━━ PROVIDED RECORDS ━━

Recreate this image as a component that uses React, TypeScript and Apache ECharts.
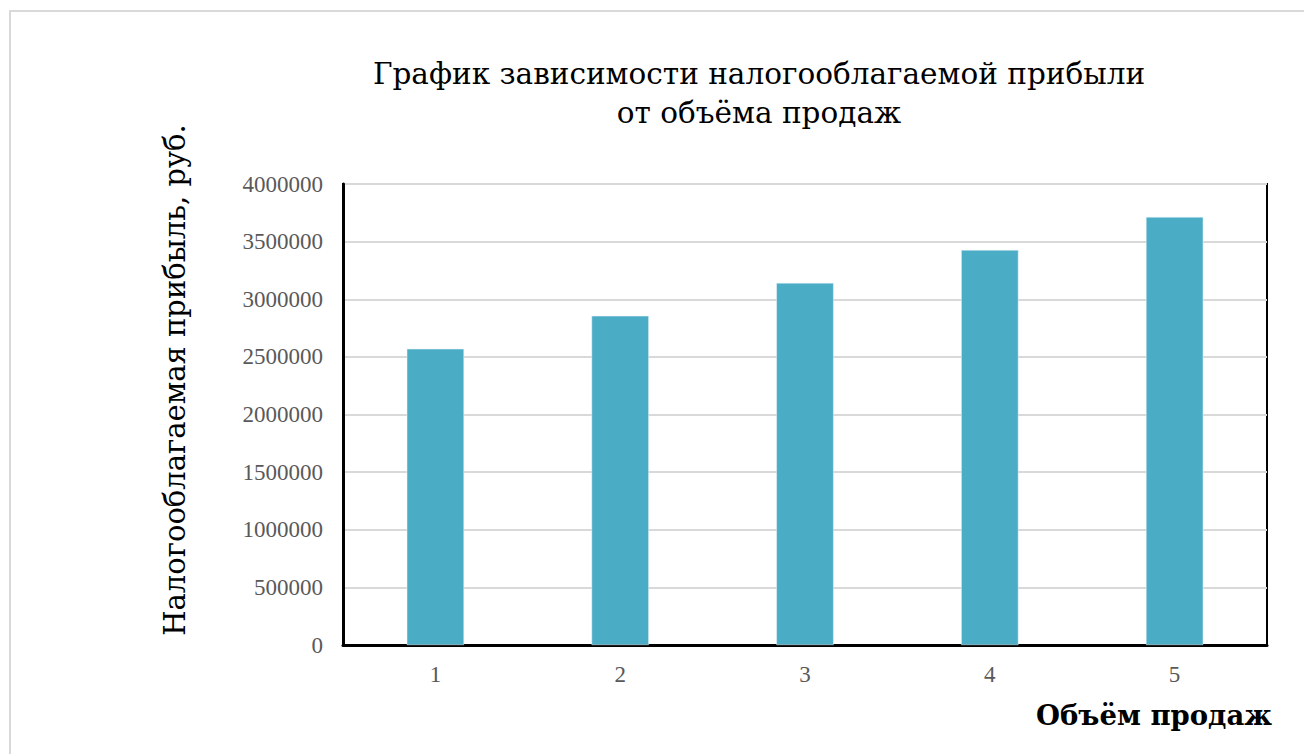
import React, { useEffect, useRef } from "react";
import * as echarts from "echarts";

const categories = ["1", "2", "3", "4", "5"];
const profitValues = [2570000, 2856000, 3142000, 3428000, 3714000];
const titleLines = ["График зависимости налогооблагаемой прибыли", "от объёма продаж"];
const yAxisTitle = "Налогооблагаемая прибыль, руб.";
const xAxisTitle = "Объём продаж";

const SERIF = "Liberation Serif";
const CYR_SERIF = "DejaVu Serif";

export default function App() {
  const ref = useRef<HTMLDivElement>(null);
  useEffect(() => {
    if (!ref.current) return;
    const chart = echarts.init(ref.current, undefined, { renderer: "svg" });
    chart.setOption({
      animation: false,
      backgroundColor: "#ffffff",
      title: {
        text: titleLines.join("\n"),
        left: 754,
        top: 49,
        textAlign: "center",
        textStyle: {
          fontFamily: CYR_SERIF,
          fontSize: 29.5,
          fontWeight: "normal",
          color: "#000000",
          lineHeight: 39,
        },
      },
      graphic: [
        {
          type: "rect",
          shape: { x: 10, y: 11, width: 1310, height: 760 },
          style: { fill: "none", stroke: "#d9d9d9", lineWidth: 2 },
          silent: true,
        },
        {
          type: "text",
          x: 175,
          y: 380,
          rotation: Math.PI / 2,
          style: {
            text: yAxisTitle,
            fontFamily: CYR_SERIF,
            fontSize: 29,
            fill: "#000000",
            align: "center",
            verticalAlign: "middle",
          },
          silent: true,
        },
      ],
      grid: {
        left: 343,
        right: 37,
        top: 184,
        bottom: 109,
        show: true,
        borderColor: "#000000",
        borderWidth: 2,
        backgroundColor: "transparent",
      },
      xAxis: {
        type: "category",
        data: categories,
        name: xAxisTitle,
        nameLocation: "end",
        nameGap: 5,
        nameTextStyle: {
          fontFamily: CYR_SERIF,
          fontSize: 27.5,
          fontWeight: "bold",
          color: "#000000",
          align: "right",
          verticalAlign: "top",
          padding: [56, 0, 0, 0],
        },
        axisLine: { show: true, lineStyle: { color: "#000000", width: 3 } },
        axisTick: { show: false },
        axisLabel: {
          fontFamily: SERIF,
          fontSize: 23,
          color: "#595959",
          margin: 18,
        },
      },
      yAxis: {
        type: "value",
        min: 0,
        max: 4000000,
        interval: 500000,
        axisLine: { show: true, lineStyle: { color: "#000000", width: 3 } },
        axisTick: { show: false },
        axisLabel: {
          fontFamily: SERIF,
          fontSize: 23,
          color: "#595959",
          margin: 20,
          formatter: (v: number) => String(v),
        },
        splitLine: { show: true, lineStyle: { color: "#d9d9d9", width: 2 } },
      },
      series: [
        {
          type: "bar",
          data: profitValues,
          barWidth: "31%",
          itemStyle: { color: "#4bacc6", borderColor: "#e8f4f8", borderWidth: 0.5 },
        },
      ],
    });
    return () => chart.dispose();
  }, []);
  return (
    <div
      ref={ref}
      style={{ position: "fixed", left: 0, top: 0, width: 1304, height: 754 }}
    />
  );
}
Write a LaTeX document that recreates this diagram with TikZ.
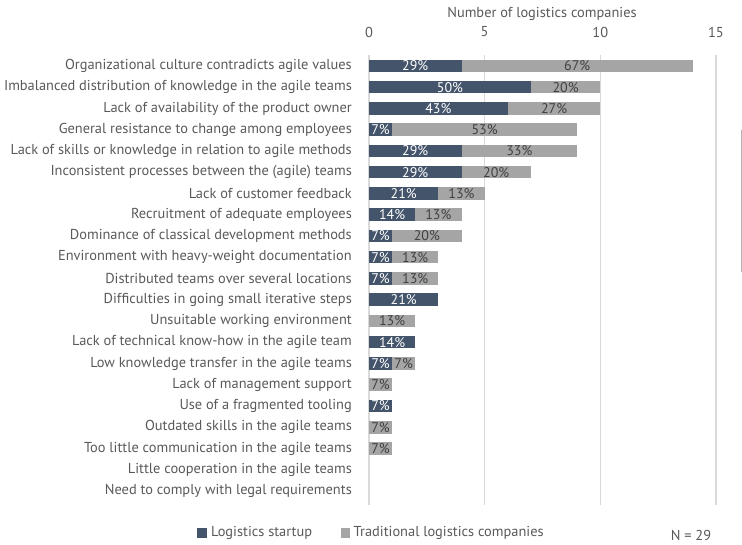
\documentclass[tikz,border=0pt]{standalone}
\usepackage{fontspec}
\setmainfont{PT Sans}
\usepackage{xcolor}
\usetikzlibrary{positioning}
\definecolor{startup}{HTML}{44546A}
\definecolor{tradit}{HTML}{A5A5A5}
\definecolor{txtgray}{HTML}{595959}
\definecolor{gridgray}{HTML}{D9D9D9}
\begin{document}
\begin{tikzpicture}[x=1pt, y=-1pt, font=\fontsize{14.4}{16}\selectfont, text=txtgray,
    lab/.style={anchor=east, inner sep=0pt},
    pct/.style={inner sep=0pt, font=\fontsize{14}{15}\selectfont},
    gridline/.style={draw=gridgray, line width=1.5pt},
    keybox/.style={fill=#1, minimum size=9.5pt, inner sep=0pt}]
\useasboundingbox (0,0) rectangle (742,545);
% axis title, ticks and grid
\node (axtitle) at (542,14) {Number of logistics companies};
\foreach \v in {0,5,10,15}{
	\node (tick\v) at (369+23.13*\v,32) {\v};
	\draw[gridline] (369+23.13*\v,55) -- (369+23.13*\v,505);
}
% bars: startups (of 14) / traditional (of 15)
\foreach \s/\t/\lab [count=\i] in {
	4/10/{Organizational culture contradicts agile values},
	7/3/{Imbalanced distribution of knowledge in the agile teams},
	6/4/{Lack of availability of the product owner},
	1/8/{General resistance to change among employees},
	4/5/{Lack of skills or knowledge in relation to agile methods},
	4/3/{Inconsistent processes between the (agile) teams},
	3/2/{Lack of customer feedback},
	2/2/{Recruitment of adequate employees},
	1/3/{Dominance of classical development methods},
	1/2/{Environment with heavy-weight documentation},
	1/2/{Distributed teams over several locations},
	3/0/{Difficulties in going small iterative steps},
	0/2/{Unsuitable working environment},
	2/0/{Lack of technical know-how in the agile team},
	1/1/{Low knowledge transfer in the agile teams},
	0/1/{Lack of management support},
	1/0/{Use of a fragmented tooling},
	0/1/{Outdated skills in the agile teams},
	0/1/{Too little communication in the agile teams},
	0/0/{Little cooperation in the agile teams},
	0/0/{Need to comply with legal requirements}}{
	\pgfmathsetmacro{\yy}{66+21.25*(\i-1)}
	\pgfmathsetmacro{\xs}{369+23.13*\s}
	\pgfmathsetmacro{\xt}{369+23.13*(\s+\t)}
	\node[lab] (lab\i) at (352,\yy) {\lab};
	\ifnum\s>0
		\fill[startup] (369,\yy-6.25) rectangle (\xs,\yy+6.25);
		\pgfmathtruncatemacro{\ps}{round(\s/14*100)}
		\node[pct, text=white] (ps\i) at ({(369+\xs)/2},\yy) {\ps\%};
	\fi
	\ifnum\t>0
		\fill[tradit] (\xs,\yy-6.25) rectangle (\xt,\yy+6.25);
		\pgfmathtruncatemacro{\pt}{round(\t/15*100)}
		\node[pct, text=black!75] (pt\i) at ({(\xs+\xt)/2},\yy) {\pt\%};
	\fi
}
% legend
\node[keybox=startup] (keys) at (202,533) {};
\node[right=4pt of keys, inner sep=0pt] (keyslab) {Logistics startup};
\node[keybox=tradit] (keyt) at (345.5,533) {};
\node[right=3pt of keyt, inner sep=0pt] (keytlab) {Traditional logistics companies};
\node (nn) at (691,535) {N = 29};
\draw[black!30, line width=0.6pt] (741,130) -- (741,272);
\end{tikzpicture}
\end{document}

━━━

SET EXERCISE
Your task is to retype all the entries exactly and leave out any pictures.

SOLUTION FOR THIS PROBLEM
Recreate this image as a component that uses React, TypeScript and Apache ECharts.
import React, { useEffect, useRef } from "react";
import * as echarts from "echarts";

const categories = ["1", "2", "3", "4", "5"];
const profitValues = [2570000, 2856000, 3142000, 3428000, 3714000];
const titleLines = ["График зависимости налогооблагаемой прибыли", "от объёма продаж"];
const yAxisTitle = "Налогооблагаемая прибыль, руб.";
const xAxisTitle = "Объём продаж";

const SERIF = "Liberation Serif";
const CYR_SERIF = "DejaVu Serif";

export default function App() {
  const ref = useRef<HTMLDivElement>(null);
  useEffect(() => {
    if (!ref.current) return;
    const chart = echarts.init(ref.current, undefined, { renderer: "svg" });
    chart.setOption({
      animation: false,
      backgroundColor: "#ffffff",
      title: {
        text: titleLines.join("\n"),
        left: 754,
        top: 49,
        textAlign: "center",
        textStyle: {
          fontFamily: CYR_SERIF,
          fontSize: 29.5,
          fontWeight: "normal",
          color: "#000000",
          lineHeight: 39,
        },
      },
      graphic: [
        {
          type: "rect",
          shape: { x: 10, y: 11, width: 1310, height: 760 },
          style: { fill: "none", stroke: "#d9d9d9", lineWidth: 2 },
          silent: true,
        },
        {
          type: "text",
          x: 175,
          y: 380,
          rotation: Math.PI / 2,
          style: {
            text: yAxisTitle,
            fontFamily: CYR_SERIF,
            fontSize: 29,
            fill: "#000000",
            align: "center",
            verticalAlign: "middle",
          },
          silent: true,
        },
      ],
      grid: {
        left: 343,
        right: 37,
        top: 184,
        bottom: 109,
        show: true,
        borderColor: "#000000",
        borderWidth: 2,
        backgroundColor: "transparent",
      },
      xAxis: {
        type: "category",
        data: categories,
        name: xAxisTitle,
        nameLocation: "end",
        nameGap: 5,
        nameTextStyle: {
          fontFamily: CYR_SERIF,
          fontSize: 27.5,
          fontWeight: "bold",
          color: "#000000",
          align: "right",
          verticalAlign: "top",
          padding: [56, 0, 0, 0],
        },
        axisLine: { show: true, lineStyle: { color: "#000000", width: 3 } },
        axisTick: { show: false },
        axisLabel: {
          fontFamily: SERIF,
          fontSize: 23,
          color: "#595959",
          margin: 18,
        },
      },
      yAxis: {
        type: "value",
        min: 0,
        max: 4000000,
        interval: 500000,
        axisLine: { show: true, lineStyle: { color: "#000000", width: 3 } },
        axisTick: { show: false },
        axisLabel: {
          fontFamily: SERIF,
          fontSize: 23,
          color: "#595959",
          margin: 20,
          formatter: (v: number) => String(v),
        },
        splitLine: { show: true, lineStyle: { color: "#d9d9d9", width: 2 } },
      },
      series: [
        {
          type: "bar",
          data: profitValues,
          barWidth: "31%",
          itemStyle: { color: "#4bacc6", borderColor: "#e8f4f8", borderWidth: 0.5 },
        },
      ],
    });
    return () => chart.dispose();
  }, []);
  return (
    <div
      ref={ref}
      style={{ position: "fixed", left: 0, top: 0, width: 1304, height: 754 }}
    />
  );
}
Write a LaTeX document that recreates this diagram with TikZ.
\documentclass[tikz,border=0pt]{standalone}
\usepackage{fontspec}
\setmainfont{PT Sans}
\usepackage{xcolor}
\usetikzlibrary{positioning}
\definecolor{startup}{HTML}{44546A}
\definecolor{tradit}{HTML}{A5A5A5}
\definecolor{txtgray}{HTML}{595959}
\definecolor{gridgray}{HTML}{D9D9D9}
\begin{document}
\begin{tikzpicture}[x=1pt, y=-1pt, font=\fontsize{14.4}{16}\selectfont, text=txtgray,
    lab/.style={anchor=east, inner sep=0pt},
    pct/.style={inner sep=0pt, font=\fontsize{14}{15}\selectfont},
    gridline/.style={draw=gridgray, line width=1.5pt},
    keybox/.style={fill=#1, minimum size=9.5pt, inner sep=0pt}]
\useasboundingbox (0,0) rectangle (742,545);
% axis title, ticks and grid
\node (axtitle) at (542,14) {Number of logistics companies};
\foreach \v in {0,5,10,15}{
	\node (tick\v) at (369+23.13*\v,32) {\v};
	\draw[gridline] (369+23.13*\v,55) -- (369+23.13*\v,505);
}
% bars: startups (of 14) / traditional (of 15)
\foreach \s/\t/\lab [count=\i] in {
	4/10/{Organizational culture contradicts agile values},
	7/3/{Imbalanced distribution of knowledge in the agile teams},
	6/4/{Lack of availability of the product owner},
	1/8/{General resistance to change among employees},
	4/5/{Lack of skills or knowledge in relation to agile methods},
	4/3/{Inconsistent processes between the (agile) teams},
	3/2/{Lack of customer feedback},
	2/2/{Recruitment of adequate employees},
	1/3/{Dominance of classical development methods},
	1/2/{Environment with heavy-weight documentation},
	1/2/{Distributed teams over several locations},
	3/0/{Difficulties in going small iterative steps},
	0/2/{Unsuitable working environment},
	2/0/{Lack of technical know-how in the agile team},
	1/1/{Low knowledge transfer in the agile teams},
	0/1/{Lack of management support},
	1/0/{Use of a fragmented tooling},
	0/1/{Outdated skills in the agile teams},
	0/1/{Too little communication in the agile teams},
	0/0/{Little cooperation in the agile teams},
	0/0/{Need to comply with legal requirements}}{
	\pgfmathsetmacro{\yy}{66+21.25*(\i-1)}
	\pgfmathsetmacro{\xs}{369+23.13*\s}
	\pgfmathsetmacro{\xt}{369+23.13*(\s+\t)}
	\node[lab] (lab\i) at (352,\yy) {\lab};
	\ifnum\s>0
		\fill[startup] (369,\yy-6.25) rectangle (\xs,\yy+6.25);
		\pgfmathtruncatemacro{\ps}{round(\s/14*100)}
		\node[pct, text=white] (ps\i) at ({(369+\xs)/2},\yy) {\ps\%};
	\fi
	\ifnum\t>0
		\fill[tradit] (\xs,\yy-6.25) rectangle (\xt,\yy+6.25);
		\pgfmathtruncatemacro{\pt}{round(\t/15*100)}
		\node[pct, text=black!75] (pt\i) at ({(\xs+\xt)/2},\yy) {\pt\%};
	\fi
}
% legend
\node[keybox=startup] (keys) at (202,533) {};
\node[right=4pt of keys, inner sep=0pt] (keyslab) {Logistics startup};
\node[keybox=tradit] (keyt) at (345.5,533) {};
\node[right=3pt of keyt, inner sep=0pt] (keytlab) {Traditional logistics companies};
\node (nn) at (691,535) {N = 29};
\draw[black!30, line width=0.6pt] (741,130) -- (741,272);
\end{tikzpicture}
\end{document}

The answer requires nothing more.